SAS Geelani: The man central to the separatist story in Kashmir departs
The irony is unmistakable.The Kashmir Valley has been locked down by the State, for the funeral of Syed Ali Shah Geelani, the father of separatism, who was able to bring the Valley to a standstill with one hartal call.
Geelani went silently to his grave amid an internet shutdown and traffic restrictions, but that perhaps is the epitaph of a long separatist journey, without which Kashmir’s contemporary history cannot be written.
The 91-year-old — often referred to as a hawk and a hardliner — took a public stand against “India” and its “occupation” after a long tryst with electoral politics. He won three elections to the Sopore assembly but hardened his position after the infamous 1987 polls, widely perceived to be rigged.
After the advent of militancy in 1989, Geelani openly called for the boycott of all elections in Jammu and Kashmir. Known for issuing protest calendars – earmarking shutdowns and stone-pelting venues – Geelani remained steadfast in his opposition to India and his demand for a merger of Kashmir with Pakistan. “No talks without Pakistan,” was an oft-raised demand and Geelani, over the years, came to be known as the man who always declined overtures from New Delhi. During the Vajpayee years, when leaders of the Hurriyat Conference, an amalgam of separatists, were invited to the Prime Minister’s office for talks, Geelani was the only one who refused.
The teacher-turned-separatist had a huge following amongst the Valley’s youth and he held sway over an anti-India sentiment that still prevails in some sections of the Kashmiri population.
Infamous for his open call for prayers in the memory of al Qaeda’s Osama bin Laden, Geelani earned his separatist stripes over decades of protest politics wherein he called for foreign militants (Pakistani and Afghan mujahideen) to be treated as “guests”.
He was the face of the Jamaat-e-Islami, the political arm of the outlawed terror organisation, Hizbul Mujahideen. Kashmir saw a phase when a dress code was announced and girls barred from wearing jeans by Jamaat. Several who defied the diktat were shot.

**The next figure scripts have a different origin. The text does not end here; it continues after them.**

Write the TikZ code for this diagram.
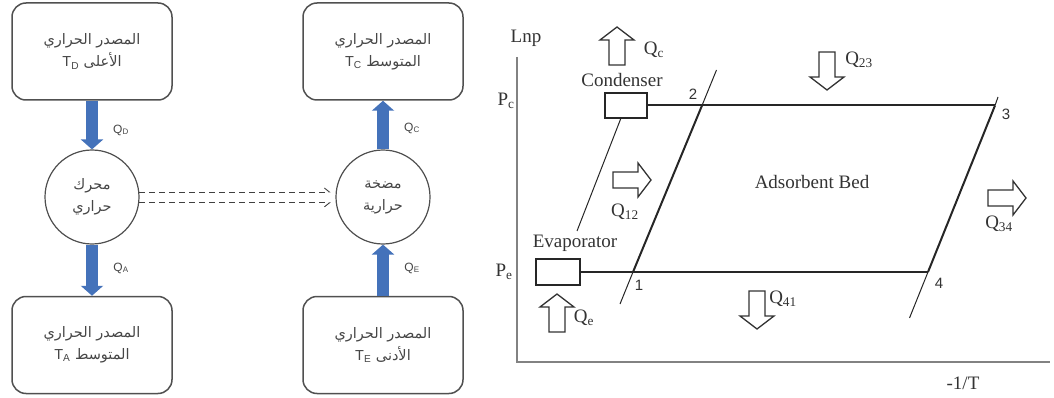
\documentclass[tikz,border=0pt]{standalone}
\usepackage{fontspec}
\setmainfont{Liberation Serif}
\newfontfamily\arabicfont[Script=Arabic]{DejaVu Sans}
\newfontfamily\lsans{Liberation Sans}
\TeXXeTstate=1
\usetikzlibrary{arrows.meta}
\definecolor{qblue}{RGB}{68,114,186}
\definecolor{boxgray}{RGB}{80,80,80}
\definecolor{txtgray}{RGB}{70,70,70}
\definecolor{axisgray}{RGB}{130,130,130}
\newcommand\artxt[1]{{\arabicfont\beginR #1\endR}}
\newcommand\latsub[2]{{\lsans #1\textsubscript{#2}}}
\begin{document}
\begin{tikzpicture}[x=1pt,y=-1pt,
  srcbox/.style={draw=boxgray, line width=1.5pt, rounded corners=14pt,
    minimum width=160pt, minimum height=97pt, align=center,
    font=\fontsize{14.5}{22}\selectfont, text=txtgray, inner sep=0pt},
  machine/.style={draw=boxgray, line width=1.2pt, circle, minimum size=94pt,
    align=center, font=\fontsize{14.5}{22}\selectfont, text=txtgray, inner sep=0pt},
  qarrow/.style={draw=qblue, line width=12pt, -{Triangle[width=22pt,length=10pt]}},
  qlabel/.style={font=\lsans\fontsize{12}{14}\selectfont, text=txtgray},
  workline/.style={draw=black!75, line width=0.9pt, dashed, dash pattern=on 6pt off 4pt},
  axisline/.style={draw=axisgray, line width=1.8pt},
  cycleline/.style={draw=black!85, line width=2pt},
  thinline/.style={draw=black!85, line width=1pt},
  dtext/.style={font=\fontsize{19}{22}\selectfont, text=black!80},
  ntext/.style={font=\lsans\fontsize{15}{17}\selectfont, text=black!80},
  unitbox/.style={draw=black!85, line width=1.6pt, inner sep=0pt},
  hollow/.pic={\draw[line width=1.3pt, draw=black!80, fill=white, line join=miter]
    (0,-8) -- (25,-8) -- (25,-17) -- (38,0) -- (25,17) -- (25,8) -- (0,8) -- cycle;}
]
\useasboundingbox (0,0) rectangle (1054,398);

% ---------- left part ----------
\node[srcbox] (tdbox) at (92,51.5) {\artxt{المصدر الحراري}\\\artxt{الأعلى \beginL\latsub{T}{D}\endL}};
\node[srcbox] (tcbox) at (383,51.5) {\artxt{المصدر الحراري}\\\artxt{المتوسط \beginL\latsub{T}{C}\endL}};
\node[srcbox] (tabox) at (92,345) {\artxt{المصدر الحراري}\\\artxt{المتوسط \beginL\latsub{T}{A}\endL}};
\node[srcbox] (tebox) at (383,345) {\artxt{المصدر الحراري}\\\artxt{الأدنى \beginL\latsub{T}{E}\endL}};

\node[machine] (eng) at (92,197) {\artxt{محرك}\\\artxt{حراري}};
\node[machine] (pump) at (383,197) {\artxt{مضخة}\\\artxt{حرارية}};

\draw[qarrow] (tdbox.south) -- (eng.north);
\draw[qarrow] (eng.south) -- (tabox.north);
\draw[qarrow] (pump.north) -- (tcbox.south);
\draw[qarrow] (tebox.north) -- (pump.south);

\node[qlabel] (qd) at (121,130) {Q\textsubscript{D}};
\node[qlabel] (qa) at (121,268) {Q\textsubscript{A}};
\node[qlabel] (qcl) at (412,128) {Q\textsubscript{C}};
\node[qlabel] (qel) at (412,268) {Q\textsubscript{E}};

\draw[workline, -{Straight Barb[left,length=5pt,width=8pt]}, shorten >=5pt] (eng.6) -- (pump.174);
\draw[workline, -{Straight Barb[right,length=5pt,width=8pt]}, shorten >=5pt] (eng.-7) -- (pump.187);

% ---------- right part ----------
\coordinate (ytop) at (517,57);
\coordinate (orig) at (517,362);
\coordinate (xend) at (1050,362);
\draw[axisline] (ytop) -- (orig) -- (xend);
\node[dtext] (lnp) at (526,38) {Lnp};
\node[dtext] (pc) at (506,101) {P\textsubscript{c}};
\node[dtext] (pe) at (504,272) {P\textsubscript{e}};
\node[dtext] (invt) at (963,383) {-1/T};

\node[unitbox, minimum width=42pt, minimum height=25pt] (cond) at (626,105.5) {};
\node[unitbox, minimum width=44pt, minimum height=26pt] (evap) at (558,272) {};
\node[dtext] (condlbl) at (622,80) {Condenser};
\node[dtext] (evaplbl) at (575,243) {Evaporator};
\node[dtext] (bedlbl) at (812,182) {Adsorbent Bed};

\coordinate (p1) at (633,272);
\coordinate (p2) at (702,105.5);
\coordinate (p3) at (995,105.5);
\coordinate (p4) at (928,272);
\coordinate (e2) at (716.5,70);
\coordinate (e1) at (620,304);
\coordinate (e3) at (998,97);
\coordinate (e4) at (909.5,318);
\coordinate (lowend) at (577,231);
\coordinate (condbot) at (621,118);

\draw[cycleline] (cond.east) -- (p2) -- (p3);
\draw[cycleline] (evap.east) -- (p1) -- (p4);
\draw[cycleline] (p1) -- (p2);
\draw[cycleline] (p4) -- (p3);
\draw[thinline] (p2) -- (e2);
\draw[thinline] (p1) -- (e1);
\draw[thinline] (p3) -- (e3);
\draw[thinline] (p4) -- (e4);
\draw[thinline] (condbot) -- (lowend);

\node[ntext] (n1) at (639,285) {1};
\node[ntext] (n2) at (693,94) {2};
\node[ntext] (n3) at (1006,114) {3};
\node[ntext] (n4) at (939,283) {4};

\pic[rotate=90] at (617,65) {hollow};
\pic[rotate=90] at (557,332) {hollow};
\pic[rotate=-90] at (757,291) {hollow};
\pic[rotate=-90] at (827,52) {hollow};
\pic at (613,180) {hollow};
\pic at (988,198) {hollow};

\node[dtext] (qc) at (654,50) {Q\textsubscript{c}};
\node[dtext] (qe) at (584,318) {Q\textsubscript{e}};
\node[dtext] (q41) at (783,299) {Q\textsubscript{41}};
\node[dtext] (q23) at (859,60) {Q\textsubscript{23}};
\node[dtext] (q12) at (625,212) {Q\textsubscript{12}};
\node[dtext] (q34) at (999,224) {Q\textsubscript{34}};
\end{tikzpicture}
\end{document}
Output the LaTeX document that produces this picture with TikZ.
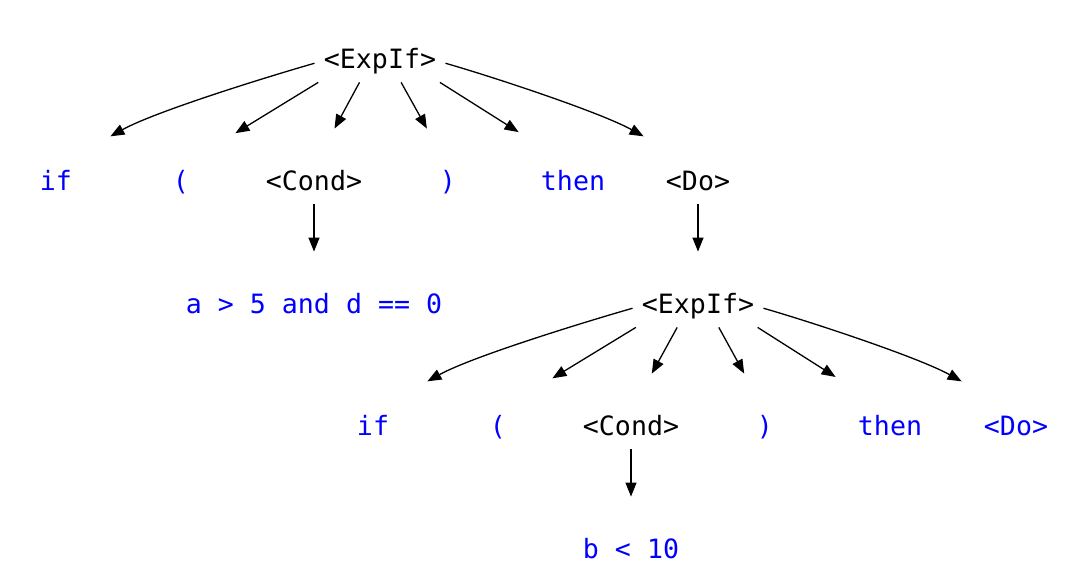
\documentclass[tikz,border=0pt]{standalone}
\usepackage{fontspec}
\setmainfont{DejaVu Sans Mono}
\usetikzlibrary{arrows.meta}

\tikzset{
  sym/.style={anchor=base, inner ysep=0pt, inner xsep=4.5pt, minimum width=54pt,
    text height=31pt, text depth=6.5pt,
    font=\fontsize{13.3pt}{16pt}\selectfont},
  nt/.style={sym, text=black},
  tm/.style={sym, text=blue},
}

\begin{document}
\begin{tikzpicture}[x=0.5pt,y=0.5pt]
			\useasboundingbox (0,0) rectangle (1072,576);
			% first level
			\node[nt] (e1) at (380,507) {<ExpIf>};
			\node[tm] (if1) at (56,385) {if};
			\node[tm] (lp1) at (181,385) {(};
			\node[nt] (c1) at (314,385) {<Cond>};
			\node[tm] (rp1) at (448,385) {)};
			\node[tm] (th1) at (573,385) {then};
			\node[nt] (do1) at (698,385) {<Do>};
			\node[tm] (x1) at (314,262) {a > 5 and d == 0};
			% second level
			\node[nt] (e2) at (698,262) {<ExpIf>};
			\node[tm] (if2) at (373,140) {if};
			\node[tm] (lp2) at (498,140) {(};
			\node[nt] (c2) at (631,140) {<Cond>};
			\node[tm] (rp2) at (765,140) {)};
			\node[tm] (th2) at (890,140) {then};
			\node[tm] (do2) at (1016,140) {<Do>};
			\node[tm] (x2) at (631,17) {b < 10};
			\path[-{Triangle[length=7pt,width=5.5pt]}, line width=0.65pt]
			(e1) edge [out=196, in=29, looseness=0.6] (if1)
			(e1) edge (lp1)
			(e1) edge (c1)
			(e1) edge (rp1)
			(e1) edge (th1)
			(e1) edge [out=-16, in=151, looseness=0.6] (do1)
			(c1) edge (x1)
			(do1) edge (e2)
			(e2) edge [out=196, in=29, looseness=0.6] (if2)
			(e2) edge (lp2)
			(e2) edge (c2)
			(e2) edge (rp2)
			(e2) edge (th2)
			(e2) edge [out=-16, in=151, looseness=0.6] (do2)
			(c2) edge (x2);
		\end{tikzpicture}
\end{document}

After a piece on how the Hurriyat Conference leaders, backed and financed by the deep state in Pakistan had amassed wealth and built palatial homes in Srinagar, Geelani invited me for lunch to his home in Sopore where he introduced me to his wife and daughters. Don’t your protest calendars affect their education too, I asked. He smiled and said, “They are part of the same Kashmir.”
Over the years, criticism grew over the fact that Geelani and other separatist leaders openly supported armed militancy but none had their own children join the jehadi ranks. Their kin enjoyed the benefits of education and many worked abroad.
In an alienated Valley, many, however, looked up to Geelani and his power over sections of the population. At various stages, chief ministers Farooq, Omar Abdullah and Mufti Mohammad Sayeed, while pointing to the support he received from Pakistan, also favoured a dialogue between the Hurriyat and New Delhi and between the separatists and Pakistan.
Geelani, however, remained unrelenting. His meeting with General Pervez Musharraf, ahead of the bilateral Summit in Agra in 2001, led to a breakdown of the dialogue between India and Pakistan and Geelani – along with other separatists – emerged as the man who had wrecked the peace process. After the interaction with the separatists, the Pakistani President had a breakfast meeting with Indian editors in which he justified the killing of innocent civilians as “collateral” damage and reiterated his position of the Hurriyat being a legitimate stakeholder.
In 2006, however, Geelani clashed with Musharraf after the latter offered India a four point formula — self governance, free cross-LoC movement, a phased withdrawal of troops and a joint mechanism for a final resolution.
Geelani was an unaccommodating separatist and it was rare to see a leader stand up against a force that had kept him and his cause going.
He spoke often against human rights violations, and was quick at reading the mood of the people. In 2008, when land was transferred to the Amarnath Shrine Board, Geelani became the face of a large-scale agitation. In 2010, when protests rocked the Valley after a fake encounter killing by the army in North Kashmir, Geelani was at the forefront. In 2016, he issued week-long protest calendars after the killing of local militant commander Burhan Wani.
The uncompromising separatist finally faded from the public eye after the momentous events of August 2019 when the Narendra Modi government effectively nullified Article 370 that gave Jammu and Kashmir its special status.
Geelani was put under house arrest and remained confined to his home in Srinagar. His views on the altered status remained unarticulated. He quit the Hurriyat Conference in 2020 amid reports that Pakistan was looking for a younger face.
In the end, Geelani was defanged by the vagaries of age and Kashmir’s altered reality. The separatist is dead but the common sentiment and aspirations that he could so easily fan, are not. The restrictions in the Valley are a mute testimony to the legacy of the man.